Major plot point in the film is when Sethumadhavan and Sulochana leaves for honeymoon with their entire family members. This incident was based on the honeymoon trip of actress Menaka and film producer G. Suresh Kumar. They went to Ooty for honeymoon, Suresh Kumar's brother and his wife and son were also in the car with them, director Vijayan, producer Sanal Kumar and P. Radhakrishnan joined them along the way. They reached the destination after midnight and slept together at servants' dormitory of a hotel as rooms were unavailable. Menaka and Suresh Kumar told this incident to Priyadarshan, who decided to include this in the film. Sabu Cyril served as the art director, while Kumar was the choreographer and Thyagarajan was the action director.

== Soundtrack ==
The songs in the movie was composed by M. G. Radhakrishnan and written by O. N. V. Kurup. The songs were distributed by Magna Sound. The background score for the movie was composed by S. P. Venkatesh.

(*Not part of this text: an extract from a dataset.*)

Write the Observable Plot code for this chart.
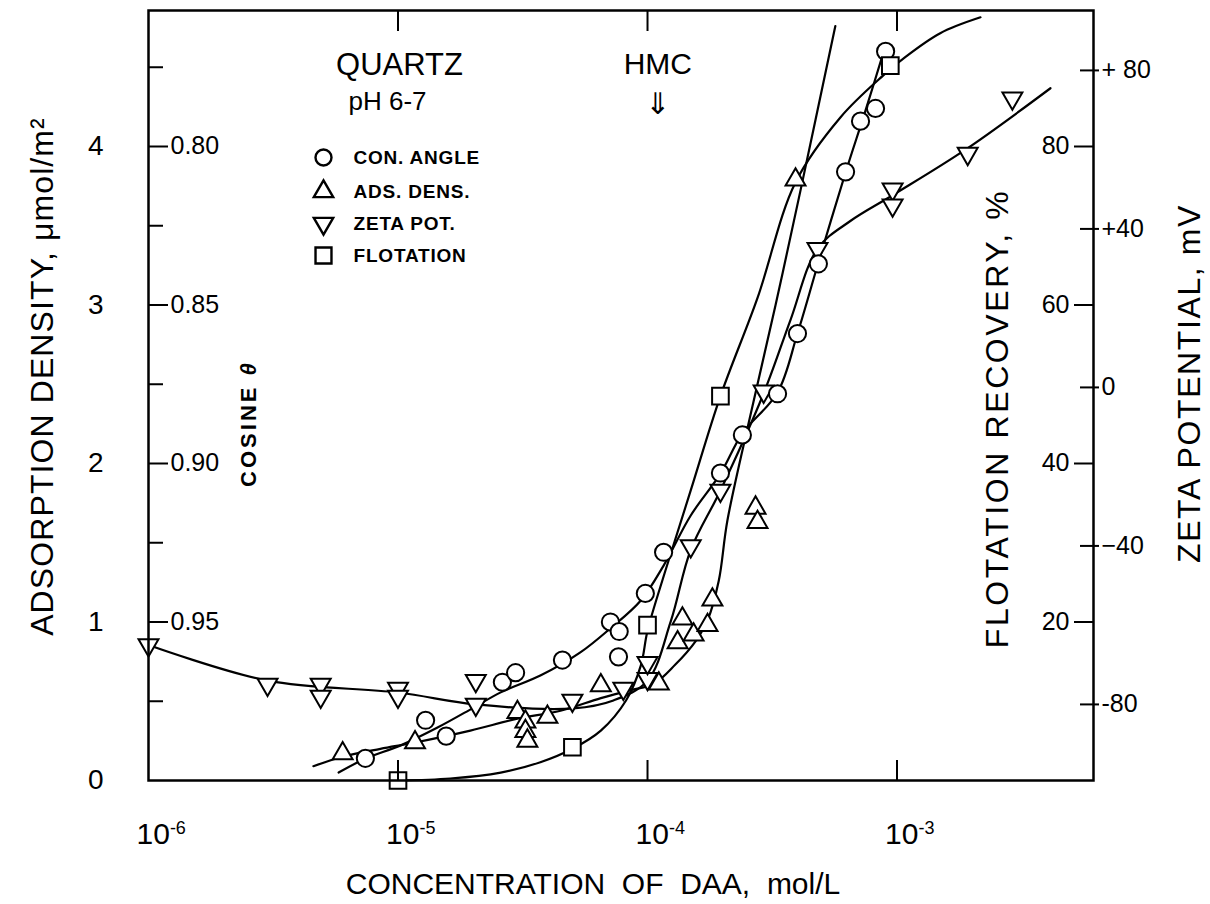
<!DOCTYPE html>
<html><head><meta charset="utf-8">
<script src="https://cdn.jsdelivr.net/npm/d3@7"></script>
<script src="https://cdn.jsdelivr.net/npm/@observablehq/plot@0.6"></script>
<style>
body{margin:0;background:#fff;}
#chart svg{display:block}
</style></head><body><div id="chart"></div>
<script>
// ---------------- DATA ----------------
// Contact angle (circles): concentration mol/L, cosine theta
const contactConc = [7.4e-6, 1.29e-5, 1.56e-5, 2.62e-5, 2.96e-5, 4.56e-5, 7.1e-5, 7.7e-5, 7.65e-5, 9.8e-5, 1.16e-4, 1.96e-4, 2.40e-4, 3.32e-4, 3.99e-4, 4.84e-4, 6.22e-4, 7.14e-4, 8.2e-4, 9.0e-4];
const contactCos  = [0.993, 0.981, 0.986, 0.969, 0.966, 0.962, 0.950, 0.953, 0.961, 0.941, 0.928, 0.903, 0.891, 0.878, 0.859, 0.837, 0.808, 0.792, 0.788, 0.770];
const contactCurveConc = [5.78e-6, 7.4e-6, 1.02e-5, 1.44e-5, 2.01e-5, 2.58e-5, 3.72e-5, 5.38e-5, 7.1e-5, 9.4e-5, 1.16e-4, 1.49e-4, 1.96e-4, 2.40e-4, 3.32e-4, 3.99e-4, 4.84e-4, 6.22e-4, 7.48e-4, 9.0e-4];
const contactCurveCos  = [0.9975, 0.9931, 0.989, 0.9833, 0.977, 0.9722, 0.9669, 0.9596, 0.952, 0.9432, 0.9322, 0.9164, 0.9032, 0.8905, 0.8776, 0.859, 0.8366, 0.8082, 0.7886, 0.7681];

// Adsorption density (up triangles): umol/m2
const adsConc = [6.0e-6, 1.17e-5, 3.01e-5, 3.24e-5, 3.24e-5, 3.3e-5, 3.97e-5, 6.5e-5, 1.11e-4, 1.32e-4, 1.38e-4, 1.53e-4, 1.74e-4, 1.82e-4, 2.71e-4, 2.76e-4, 3.92e-4];
const adsDens = [0.17, 0.24, 0.43, 0.37, 0.31, 0.25, 0.40, 0.60, 0.61, 0.87, 1.02, 0.92, 0.98, 1.14, 1.72, 1.63, 3.79];
const adsCurveConc = [4.58e-6, 6.0e-6, 8.5e-6, 1.17e-5, 1.95e-5, 3.01e-5, 4.48e-5, 6.5e-5, 8.55e-5, 1.06e-4, 1.29e-4, 1.56e-4, 1.74e-4, 1.93e-4, 2.09e-4, 2.59e-4, 3.26e-4, 4.10e-4, 5.66e-4];
const adsCurveDens = [0.09, 0.15, 0.20, 0.24, 0.315, 0.39, 0.44, 0.52, 0.57, 0.61, 0.73, 0.88, 1.01, 1.26, 1.64, 2.31, 3.00, 3.72, 4.76];

// Zeta potential (down triangles): mV
const zetaConc = [1.0e-6, 3.0e-6, 4.9e-6, 4.9e-6, 1.0e-5, 1.0e-5, 2.05e-5, 2.05e-5, 5.0e-5, 8.0e-5, 1.0e-4, 1.0e-4, 1.49e-4, 1.96e-4, 2.92e-4, 4.8e-4, 9.6e-4, 9.6e-4, 1.92e-3, 2.9e-3];
const zetaMV   = [-65, -75, -75, -78, -76, -78, -74, -80, -79, -76, -73.5, -69.5, -40, -26, -1, 35, 50, 46, 59, 73];
const zetaCurveConc = [1.0e-6, 3.0e-6, 1.0e-5, 2.05e-5, 5.05e-5, 7.3e-5, 1.0e-4, 1.24e-4, 1.49e-4, 1.96e-4, 2.92e-4, 3.74e-4, 4.8e-4, 6.5e-4, 9.6e-4, 1.88e-3, 4.12e-3];
const zetaCurveMV   = [-65, -74, -77, -80, -81, -79, -74, -59, -41, -26, -1.5, 17, 35, 42, 48.5, 60, 75.5];

// Flotation recovery (squares): %
const flotConc = [1.0e-5, 5.0e-5, 1.0e-4, 1.96e-4, 9.4e-4];
const flotPct  = [0, 4.2, 19.6, 48.5, 90.2];
const flotCurveConc = [1.0e-5, 1.62e-5, 2.58e-5, 3.72e-5, 5.0e-5, 6.5e-5, 8.2e-5, 9.4e-5, 1.0e-4, 1.18e-4, 1.49e-4, 1.96e-4, 2.76e-4, 3.92e-4, 5.94e-4, 8.83e-4, 1.06e-3, 1.49e-3, 2.16e-3];
const flotCurvePct  = [0, 0.25, 1.0, 2.3, 4.0, 6.3, 10.1, 14.5, 18.9, 26.5, 36.6, 48.5, 60.9, 75.5, 83.7, 89.0, 91.1, 94.3, 96.3];

// Axis ticks and labels
const xDomain = [1e-6, 6.13e-3];
const xLabelTicks = [1e-6, 1e-5, 1e-4, 1e-3];
const xInnerTicks = [1e-5, 1e-4, 1e-3];
const densTicks = [0, 1, 2, 3, 4];
const densMinorTicks = [0.5, 1.5, 2.5, 3.5, 4.5];
const cosTicks = [0.95, 0.90, 0.85, 0.80];
const flotTicks = [20, 40, 60, 80];
const zetaTicks = [-80, -40, 0, 40, 80];
const zetaTickLabels = ["-80", "\u221240", "0", "+40", "+ 80"];
const hmcConc = 1.1e-4;
const legendLabels = ["CON. ANGLE", "ADS. DENS.", "ZETA POT.", "FLOTATION"];
const titleY = "ADSORPTION DENSITY, \u03bcmol/m\u00b2";
const titleFlot = "FLOTATION RECOVERY, %";
const titleZeta = "ZETA POTENTIAL, mV";
const titleCos = "COSINE \u03b8";

// ---------------- axis mappings onto the adsorption-density scale ----------------
const yMax = 4.858;
const cosToD = c => (1 - c) / 0.05;
const zetaZero = 2.48;
const zetaToD = z => zetaZero + z / 40;
const flotToD = f => f / 20;

const zip = (xs, ys, f) => xs.map((x, i) => ({x, y: f(ys[i])}));
const contactPts = zip(contactConc, contactCos, cosToD);
const contactCurve = zip(contactCurveConc, contactCurveCos, cosToD);
const adsPts = zip(adsConc, adsDens, d => d);
const adsCurve = zip(adsCurveConc, adsCurveDens, d => d);
const zetaPts = zip(zetaConc, zetaMV, zetaToD);
const zetaCurve = zip(zetaCurveConc, zetaCurveMV, zetaToD);
const flotPts = zip(flotConc, flotPct, flotToD);
const flotCurve = zip(flotCurveConc, flotCurvePct, flotToD);

const downTri = {
  draw(ctx, size) {
    const s3 = Math.sqrt(3);
    const y = -Math.sqrt(size / (s3 * 3));
    ctx.moveTo(0, -2 * y);
    ctx.lineTo(-s3 * y, y);
    ctx.lineTo(s3 * y, y);
    ctx.closePath();
  }
};

const FONT = "'Liberation Sans', Arial, Helvetica, sans-serif";
const dotStyle = {fill: "white", stroke: "black", strokeWidth: 2};
const lineStyle = {x: "x", y: "y", stroke: "black", strokeWidth: 2.2, curve: "catmull-rom"};

const legendSymbols = ["circle", "triangle", downTri, "square"];
const legendR = [8, 7.2, 7.2, 9];
const legendDy = [147, 181, 213, 245];
const legendMarks = legendLabels.flatMap((lab, i) => [
  Plot.dot([lab], {frameAnchor: "top-left", dx: 175, dy: legendDy[i], symbol: legendSymbols[i], r: legendR[i], ...dotStyle, strokeWidth: 2.4}),
  Plot.text([lab], {frameAnchor: "top-left", dx: 205, dy: legendDy[i], textAnchor: "start", lineAnchor: "middle", fontWeight: "bold", fontSize: 19})
]);

const plot = Plot.plot({
  width: 1210, height: 904,
  marginLeft: 148, marginRight: 117, marginTop: 10, marginBottom: 124,
  x: {type: "log", domain: xDomain, label: null},
  y: {domain: [0, yMax], label: null},
  style: {fontFamily: FONT, fontSize: "24px", color: "black", background: "white", overflow: "visible"},
  marks: [
    // curves
    Plot.line(zetaCurve, lineStyle),
    Plot.line(contactCurve, lineStyle),
    Plot.line(adsCurve, lineStyle),
    Plot.line(flotCurve, lineStyle),
    // data points
    Plot.dot(zetaPts, {x: "x", y: "y", symbol: downTri, r: 7.4, ...dotStyle}),
    Plot.dot(adsPts, {x: "x", y: "y", symbol: "triangle", r: 7.4, ...dotStyle}),
    Plot.dot(contactPts, {x: "x", y: "y", symbol: "circle", r: 8.6, ...dotStyle}),
    Plot.dot(flotPts, {x: "x", y: "y", symbol: "square", r: 9.4, ...dotStyle}),
    // frame
    Plot.frame({stroke: "black", strokeWidth: 2.5}),
    // left axis: density labels
    Plot.axisY({anchor: "left", ticks: densTicks, tickSize: 0, tickPadding: 45, fontSize: 28, tickFormat: d => String(d), label: null}),
    // left inner cosine axis
    Plot.axisY({anchor: "left", ticks: cosTicks.map(cosToD), tickSize: -20, tickPadding: -2, textAnchor: "start", strokeWidth: 2,
      fontSize: 25, tickFormat: d => d3.format(".2f")(1 - 0.05 * d), label: null}),
    Plot.axisY({anchor: "left", ticks: densMinorTicks, tickSize: -15, strokeWidth: 2, tickFormat: () => "", label: null}),
    // right inner flotation axis
    Plot.axisY({anchor: "right", ticks: flotTicks.map(flotToD), tickSize: -20, tickPadding: -4, textAnchor: "end", strokeWidth: 2,
      fontSize: 25, tickFormat: d => String(Math.round(d * 20)), label: null}),
    // right zeta axis (ticks crossing the spine)
    Plot.axisY({anchor: "right", ticks: zetaTicks.map(zetaToD), tickSize: -14, strokeWidth: 2, tickFormat: () => "", label: null}),
    Plot.axisY({anchor: "right", ticks: zetaTicks.map(zetaToD), tickSize: 5, tickPadding: 3, strokeWidth: 2, fontSize: 25,
      tickFormat: d => zetaTickLabels[zetaTicks.indexOf(Math.round((d - zetaZero) * 40))], label: null}),
    // x axis
    Plot.axisX({anchor: "bottom", ticks: xInnerTicks, tickSize: -20, strokeWidth: 2, tickFormat: () => "", label: null}),
    Plot.axisX({anchor: "top", ticks: xInnerTicks, tickSize: -20, strokeWidth: 2, tickFormat: () => "", label: null}),
    Plot.axisX({anchor: "bottom", ticks: xLabelTicks, tickSize: 0, tickPadding: 54, lineAnchor: "middle", textAnchor: "start", dx: -12,
      fontSize: 30, tickFormat: d => "10^" + Math.round(Math.log10(d)), label: null}),
    // axis titles
    Plot.text(["CONCENTRATION\u00a0 OF\u00a0 DAA,\u00a0 mol/L"], {frameAnchor: "bottom", dx: -28, dy: 104, textAnchor: "middle", lineAnchor: "middle", fontSize: 30}),
    Plot.text([titleY], {frameAnchor: "left", dx: -106, dy: -19, rotate: -90, textAnchor: "middle", lineAnchor: "middle", fontSize: 32}),
    Plot.text([titleFlot], {frameAnchor: "right", dx: -96, dy: 23, rotate: -90, textAnchor: "middle", lineAnchor: "middle", fontSize: 32}),
    Plot.text([titleZeta], {frameAnchor: "right", dx: 96, dy: -12, rotate: -90, textAnchor: "middle", lineAnchor: "middle", fontSize: 32}),
    Plot.text([titleCos], {frameAnchor: "left", dx: 100, dy: 28, rotate: -90, textAnchor: "middle", lineAnchor: "middle", fontSize: 22, fontWeight: "bold"}),
    // annotations
    Plot.text(["QUARTZ"], {frameAnchor: "top-left", dx: 251, dy: 55, textAnchor: "middle", lineAnchor: "middle", fontSize: 31}),
    Plot.text(["pH 6-7"], {frameAnchor: "top-left", dx: 239, dy: 91, textAnchor: "middle", lineAnchor: "middle", fontSize: 26}),
    Plot.text([hmcConc], {x: d => d, frameAnchor: "top", dy: 54, text: () => "HMC", textAnchor: "middle", lineAnchor: "middle", fontSize: 30}),
    Plot.text([hmcConc], {x: d => d, frameAnchor: "top", dy: 94, text: () => "\u21d3", textAnchor: "middle", lineAnchor: "middle", fontSize: 30, fontFamily: "DejaVu Sans"}),
    ...legendMarks
  ]
});

// superscript exponents on the x tick labels, letter spacing on titles
const NS = "http://www.w3.org/2000/svg";
plot.querySelectorAll("text").forEach(t => {
  const s = t.textContent;
  const m = s.match(/^10\^(-?\d+)$/);
  if (m) {
    t.textContent = "10";
    const ts = document.createElementNS(NS, "tspan");
    ts.setAttribute("dy", "-0.55em");
    ts.setAttribute("font-size", "0.6em");
    ts.textContent = m[1];
    t.appendChild(ts);
  } else if (s === titleY) {
    t.style.letterSpacing = "1.1px";
  } else if (s === titleFlot) {
    t.style.letterSpacing = "2.6px";
  } else if (s === titleZeta) {
    t.style.letterSpacing = "1.6px";
  } else if (legendLabels.includes(s)) {
    t.style.letterSpacing = "0.8px";
  } else if (s === titleCos) {
    t.style.letterSpacing = "3px";
    t.textContent = "COSINE ";
    const ts = document.createElementNS(NS, "tspan");
    ts.setAttribute("font-style", "italic");
    ts.textContent = "\u03b8";
    t.appendChild(ts);
  }
});
document.getElementById("chart").appendChild(plot);
</script>
</body></html>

| No. | Title | Artist(s) | Length |
|---|---|---|---|
| 1. | "Njattu Velakkiliye" (Female version) | K. S. Chitra | 3:52 |
| 2. | "Allimalar Kavil" | M. G. Sreekumar | 4:20 |
| 3. | "Poomanjin Koodarathil" | M. G. Sreekumar, Sujatha Mohan | 4:17 |
| 4. | "Njattu Velakkiliye" (Male version) | M. G. Sreekumar | 3:48 |
| Total length: |  |  | 15:37 |

==Legacy==
In the 2014 film, Polytechnic, the name of the biscuit factory in Mithunam, Dakshayani Biscuits, was adapted for a defunct biscuit factory in the film, which the protagonist played by Kunchacko Boban buys. In the 2021 film Minnal Murali, a biscuit packet named as Dakshayani Biscuits is shown in a shot.